Ardoin states a commitment to “stop any attempts to compromise our democratic process,” but he has opposed attempts to waive public transportation fees on election day, so Lousianans dependent on public transportation face additional barriers to voting. Recently, he resolved to “fight the radicals who wish to change our election laws.” Democracy demands a steward of elections committed to ensuring the right to vote is inviolable. Louisiana voters deserve a more committed steward than Kyle Ardoin. 36,000 people with felony convictions were supposed to have their voting rights restored this year in accordance with a recent change to state law, but only 581 have registered, indicating some procrastination by the incumbent. To top it all off, Ardoin has been identified by Trump as “a national leader of voter security” at a rally in Lake Charles in October.

Collins-Greenup did well last election, considering her opponent outraised her by a large margin. That she has agreed with conservative counterparts about requiring photo IDs for elections causes us to question her readiness to push back against increasingly aggressive voter supression tactics, but she has combatted Republican fearmongering regarding undocumented immigrants voting. With a history of community organizing, she is an advocate for increasing Louisiana’s low voter-participation rate “through voter education, community outreach, and social media” which strikes us as rather weak tea given the all-out attack on democracy emerging from the right. Automatic voter registration is a good bare minimum for restructuring our democracy.

Associate Justice of the Louisiana Supreme Court

District 1: North Shore, Jefferson Parish, Part of Orleans Parish

10-year term, no term limits

Since our most recent voter guide was released at the end of September, the complexion of this race has clarified quite a bit. The Advocate reported that this election is a proxy war over the legacy lawsuits against the oil and gas companies for the damage they caused to the coast. So far, one oil company that caused an estimated four percent of the land loss attributed to oil and gas pipelines has already settled for $100 million. That means billions of dollars are still at stake. These lawsuits are likely to reach the Louisiana Supreme Court at some point, so the trial attorneys and oil and gas industry are investing into the District 1 race accordingly.

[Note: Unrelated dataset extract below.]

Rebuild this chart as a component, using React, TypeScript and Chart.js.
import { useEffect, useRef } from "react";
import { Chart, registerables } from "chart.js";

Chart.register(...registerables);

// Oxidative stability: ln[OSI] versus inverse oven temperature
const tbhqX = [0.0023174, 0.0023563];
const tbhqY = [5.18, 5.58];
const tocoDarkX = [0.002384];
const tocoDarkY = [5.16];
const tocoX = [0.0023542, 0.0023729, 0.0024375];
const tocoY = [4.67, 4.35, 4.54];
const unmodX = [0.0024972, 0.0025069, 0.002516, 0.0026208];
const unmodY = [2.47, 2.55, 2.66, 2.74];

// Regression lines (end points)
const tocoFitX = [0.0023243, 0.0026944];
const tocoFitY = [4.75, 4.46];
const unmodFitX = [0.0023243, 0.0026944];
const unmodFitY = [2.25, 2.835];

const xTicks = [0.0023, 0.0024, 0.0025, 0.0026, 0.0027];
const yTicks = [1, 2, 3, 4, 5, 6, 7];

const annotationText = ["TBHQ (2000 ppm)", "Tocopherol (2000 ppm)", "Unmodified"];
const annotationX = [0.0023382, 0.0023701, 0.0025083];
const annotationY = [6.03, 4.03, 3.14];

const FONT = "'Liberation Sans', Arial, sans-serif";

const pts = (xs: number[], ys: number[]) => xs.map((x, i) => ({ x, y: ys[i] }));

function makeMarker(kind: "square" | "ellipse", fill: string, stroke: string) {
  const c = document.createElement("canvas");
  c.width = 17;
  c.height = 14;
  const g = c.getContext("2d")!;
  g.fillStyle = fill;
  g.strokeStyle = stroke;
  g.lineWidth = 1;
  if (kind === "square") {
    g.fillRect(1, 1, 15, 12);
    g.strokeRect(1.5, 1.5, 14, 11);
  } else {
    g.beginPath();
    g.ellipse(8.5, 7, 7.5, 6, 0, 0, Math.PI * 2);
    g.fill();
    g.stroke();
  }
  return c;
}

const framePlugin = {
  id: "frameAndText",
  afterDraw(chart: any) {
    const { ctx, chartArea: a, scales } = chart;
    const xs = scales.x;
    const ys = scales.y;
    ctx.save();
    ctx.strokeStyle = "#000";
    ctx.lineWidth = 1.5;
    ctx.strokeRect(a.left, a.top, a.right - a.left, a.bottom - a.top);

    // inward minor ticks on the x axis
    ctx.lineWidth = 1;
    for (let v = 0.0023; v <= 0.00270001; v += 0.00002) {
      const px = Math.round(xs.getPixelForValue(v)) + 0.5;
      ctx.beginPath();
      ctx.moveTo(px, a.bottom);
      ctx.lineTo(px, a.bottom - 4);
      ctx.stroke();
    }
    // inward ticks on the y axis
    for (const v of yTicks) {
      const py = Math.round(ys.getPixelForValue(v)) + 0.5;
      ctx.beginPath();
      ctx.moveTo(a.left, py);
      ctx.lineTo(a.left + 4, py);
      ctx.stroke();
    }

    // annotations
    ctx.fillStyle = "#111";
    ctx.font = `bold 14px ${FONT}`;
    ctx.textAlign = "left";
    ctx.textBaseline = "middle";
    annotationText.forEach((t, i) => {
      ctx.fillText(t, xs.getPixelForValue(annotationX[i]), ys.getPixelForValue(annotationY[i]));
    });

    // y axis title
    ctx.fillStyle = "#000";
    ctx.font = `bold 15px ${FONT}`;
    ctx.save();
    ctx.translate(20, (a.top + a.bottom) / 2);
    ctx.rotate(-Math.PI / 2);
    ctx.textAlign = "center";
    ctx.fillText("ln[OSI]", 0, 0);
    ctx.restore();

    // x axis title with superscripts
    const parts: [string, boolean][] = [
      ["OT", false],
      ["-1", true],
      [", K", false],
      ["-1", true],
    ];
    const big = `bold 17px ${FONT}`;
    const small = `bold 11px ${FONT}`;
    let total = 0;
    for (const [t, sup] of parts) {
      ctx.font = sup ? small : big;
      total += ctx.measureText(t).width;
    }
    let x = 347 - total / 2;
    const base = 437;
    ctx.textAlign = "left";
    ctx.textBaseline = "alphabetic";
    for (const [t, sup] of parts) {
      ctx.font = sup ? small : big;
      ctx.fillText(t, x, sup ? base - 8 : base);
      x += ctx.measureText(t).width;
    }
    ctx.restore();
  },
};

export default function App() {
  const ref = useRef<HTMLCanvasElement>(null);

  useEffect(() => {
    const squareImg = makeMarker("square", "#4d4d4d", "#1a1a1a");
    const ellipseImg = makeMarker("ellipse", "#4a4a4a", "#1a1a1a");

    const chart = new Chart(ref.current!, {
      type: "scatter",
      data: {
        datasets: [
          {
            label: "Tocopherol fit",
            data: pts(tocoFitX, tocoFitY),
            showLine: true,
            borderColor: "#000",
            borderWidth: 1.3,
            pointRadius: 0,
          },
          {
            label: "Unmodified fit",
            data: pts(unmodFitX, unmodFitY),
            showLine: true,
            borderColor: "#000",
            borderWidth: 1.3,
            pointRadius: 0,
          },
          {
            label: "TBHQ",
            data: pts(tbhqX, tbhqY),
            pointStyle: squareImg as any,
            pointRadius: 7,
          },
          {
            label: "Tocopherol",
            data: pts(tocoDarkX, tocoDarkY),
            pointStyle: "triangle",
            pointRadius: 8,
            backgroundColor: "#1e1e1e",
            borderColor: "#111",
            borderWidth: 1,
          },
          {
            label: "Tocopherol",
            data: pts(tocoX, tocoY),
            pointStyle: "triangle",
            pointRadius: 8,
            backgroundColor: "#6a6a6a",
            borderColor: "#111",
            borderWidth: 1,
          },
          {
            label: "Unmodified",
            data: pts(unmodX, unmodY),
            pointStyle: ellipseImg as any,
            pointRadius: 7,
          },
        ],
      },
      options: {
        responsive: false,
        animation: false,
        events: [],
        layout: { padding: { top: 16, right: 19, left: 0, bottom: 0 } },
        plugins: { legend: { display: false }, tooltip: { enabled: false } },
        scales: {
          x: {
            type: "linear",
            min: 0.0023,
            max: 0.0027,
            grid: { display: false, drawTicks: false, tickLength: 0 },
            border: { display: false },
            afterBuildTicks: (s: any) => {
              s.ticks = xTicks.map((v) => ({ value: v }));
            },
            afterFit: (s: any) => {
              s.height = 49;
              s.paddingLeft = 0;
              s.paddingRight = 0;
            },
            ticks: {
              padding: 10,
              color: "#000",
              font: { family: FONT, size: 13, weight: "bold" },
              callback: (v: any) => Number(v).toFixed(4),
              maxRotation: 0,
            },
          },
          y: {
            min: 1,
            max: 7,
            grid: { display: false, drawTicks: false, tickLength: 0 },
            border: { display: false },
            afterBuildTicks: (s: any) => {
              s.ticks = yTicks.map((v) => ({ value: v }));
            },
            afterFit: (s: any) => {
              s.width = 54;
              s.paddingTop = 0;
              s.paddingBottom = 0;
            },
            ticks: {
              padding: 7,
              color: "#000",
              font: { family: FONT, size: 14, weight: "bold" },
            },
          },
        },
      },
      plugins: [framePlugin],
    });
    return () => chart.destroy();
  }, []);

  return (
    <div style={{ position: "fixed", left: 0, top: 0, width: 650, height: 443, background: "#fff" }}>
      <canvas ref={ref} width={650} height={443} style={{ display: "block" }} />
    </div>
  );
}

Each candidate has raised more than a half-million dollars, largely from two groups with a dog in the fight.

Will Crain (R) is the oil and gas candidate. He’s endorsed by the Louisiana Association of Business and Industry and Louisiana Oil and Gas PAC. Industry lobbyist Jim Harris, who can usually be found advocating for toxic chemical plants to locate in black communities in Cancer Alley, has been using his tort reform PAC Louisiana Coalition for Common Sense to push for Crain. In Louisiana and everywhere else in the U.S., “tort reform” is code for “giving powerful corporations the right to harm people.”

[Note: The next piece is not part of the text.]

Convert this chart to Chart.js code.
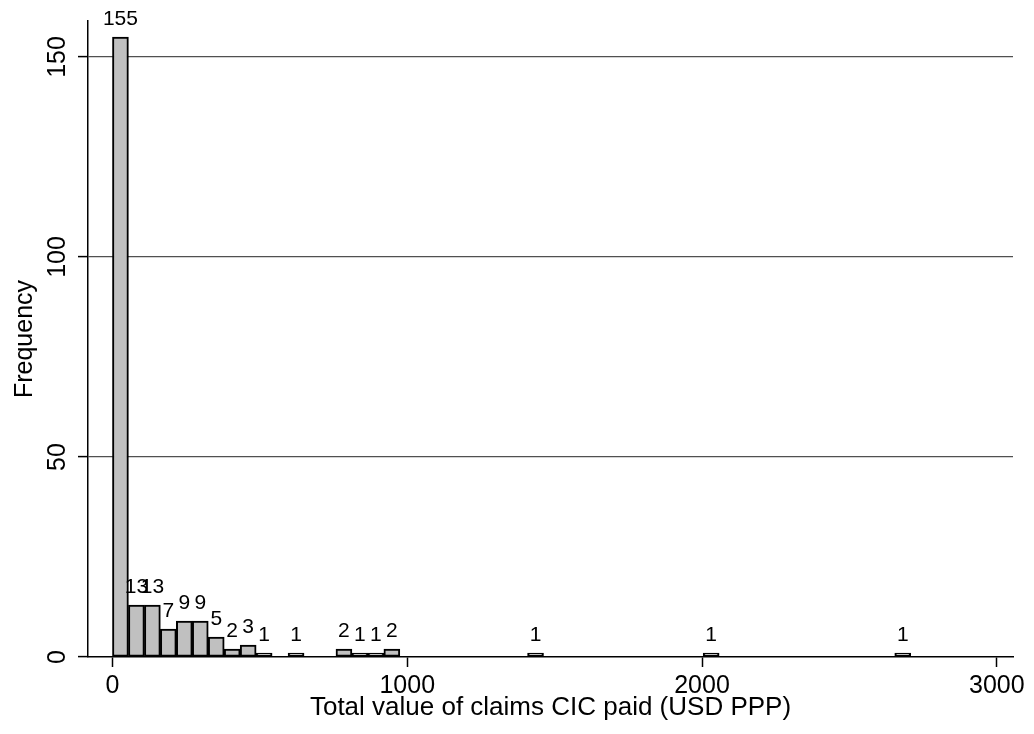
<!DOCTYPE html>
<html><head><meta charset="utf-8">
<script src="https://cdn.jsdelivr.net/npm/chart.js@4"></script>
<style>html,body{margin:0;padding:0;background:#fff}#wrap{width:1034px;height:734px}</style>
</head><body><div id="wrap"><canvas id="c" width="1034" height="734"></canvas></div>
<script>
// Histogram data (50 bins)
const binStart = 0;
const binWidth = 54.16;
const counts = [155,13,13,7,9,9,5,2,3,1,0,1,0,0,2,1,1,2,0,0,0,0,0,0,0,0,1,0,0,0,0,0,0,0,0,0,0,1,0,0,0,0,0,0,0,0,0,0,0,1];
const xTicks = [0,1000,2000,3000];
const yTicks = [0,50,100,150];
const xTitle = 'Total value of claims CIC paid (USD PPP)';
const yTitle = 'Frequency';

const FONT = '"Liberation Sans", Arial, Helvetica, sans-serif';
const points = counts.map((c, i) => ({x: binStart + binWidth * (i + 0.5), y: c}));

const labelPlugin = {
  id: 'labels',
  afterDatasetsDraw(chart) {
    const ctx = chart.ctx;
    const meta = chart.getDatasetMeta(0);
    ctx.save();
    ctx.fillStyle = '#000';
    ctx.font = '21px ' + FONT;
    ctx.textAlign = 'center';
    ctx.textBaseline = 'alphabetic';
    meta.data.forEach((bar, i) => {
      if (counts[i] > 0) ctx.fillText(String(counts[i]), bar.x, bar.y - 12);
    });
    ctx.restore();
  },
  afterDraw(chart) {
    const ctx = chart.ctx;
    const ys = chart.scales.y;
    ctx.save();
    ctx.fillStyle = '#000';
    ctx.font = '25px ' + FONT;
    ctx.textAlign = 'center';
    ctx.textBaseline = 'alphabetic';
    ys.ticks.forEach(t => {
      const py = ys.getPixelForValue(t.value);
      ctx.save();
      ctx.translate(65, py);
      ctx.rotate(-Math.PI / 2);
      ctx.fillText(String(t.value), 0, 0);
      ctx.restore();
    });
    ctx.restore();
  }
};

new Chart(document.getElementById('c'), {
  type: 'bar',
  data: {
    datasets: [{
      data: points,
      backgroundColor: '#c0c0c0',
      borderColor: '#000',
      borderWidth: 2,
      borderSkipped: false,
      barPercentage: 1,
      categoryPercentage: 1,
      grouped: false
    }]
  },
  options: {
    responsive: false,
    animation: false,
    devicePixelRatio: 1,
    layout: {padding: {left: 0, top: 21, right: 21, bottom: 0}},
    plugins: {legend: {display: false}, tooltip: {enabled: false}},
    scales: {
      x: {
        type: 'linear',
        min: -83,
        max: 3055,
        offset: false,
        afterBuildTicks: s => { s.ticks = xTicks.map(v => ({value: v})); },
        afterFit: s => { s.height = 77; },
        ticks: {font: {family: FONT, size: 25}, color: '#000', padding: 4, maxRotation: 0, autoSkip: false,
                callback: v => String(v)},
        grid: {offset: false, drawOnChartArea: false, drawTicks: true, tickLength: 10, tickColor: '#000', tickWidth: 1.5},
        border: {display: true, color: '#000', width: 1.5},
        title: {display: true, text: xTitle, color: '#000', font: {family: FONT, size: 26, lineHeight: 1.2}, padding: {top: 0, bottom: 11}}
      },
      y: {
        min: 0,
        max: 159,
        afterBuildTicks: s => { s.ticks = yTicks.map(v => ({value: v})); },
        afterFit: s => { s.width = 88; },
        ticks: {display: false},
        grid: {
          color: ctx => (ctx.tick && ctx.tick.value === 0) ? 'rgba(0,0,0,0)' : '#505050',
          lineWidth: 1.2,
          drawTicks: true, tickLength: 10, tickColor: '#000', tickWidth: 1.5
        },
        border: {display: true, color: '#000', width: 1.5},
        title: {display: true, text: yTitle, color: '#000', font: {family: FONT, size: 25, lineHeight: 1.2}, padding: {top: 10, bottom: 0}}
      }
    }
  },
  plugins: [labelPlugin]
});
</script></body></html>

The trial attorneys favor Hans Liljeberg (R). Liljeberg is a former prosecutor and civil attorney who currently sits on the Fifth Circuit Court of Appeals. His website prominently features his seven daughters and his support from “Women for Liljeberg” yet, like Crain, he is opposed to abortion rights. Liljeberg is backed by powerful trial attorney John Carmouche, who helped raise $2 million to put John Bel Edwards in office in 2015. So in a sense, the Supreme Court race is just a miniature version of the governor’s race with the oil and gas industry representing Rispone and Crain and their main antagonists, the trial attorneys, supporting Edwards and Liljeberg. This is not to say that Edwards and Liljeberg are not proponents of oil and gas, just that they haven’t received the same level of support as their opponents.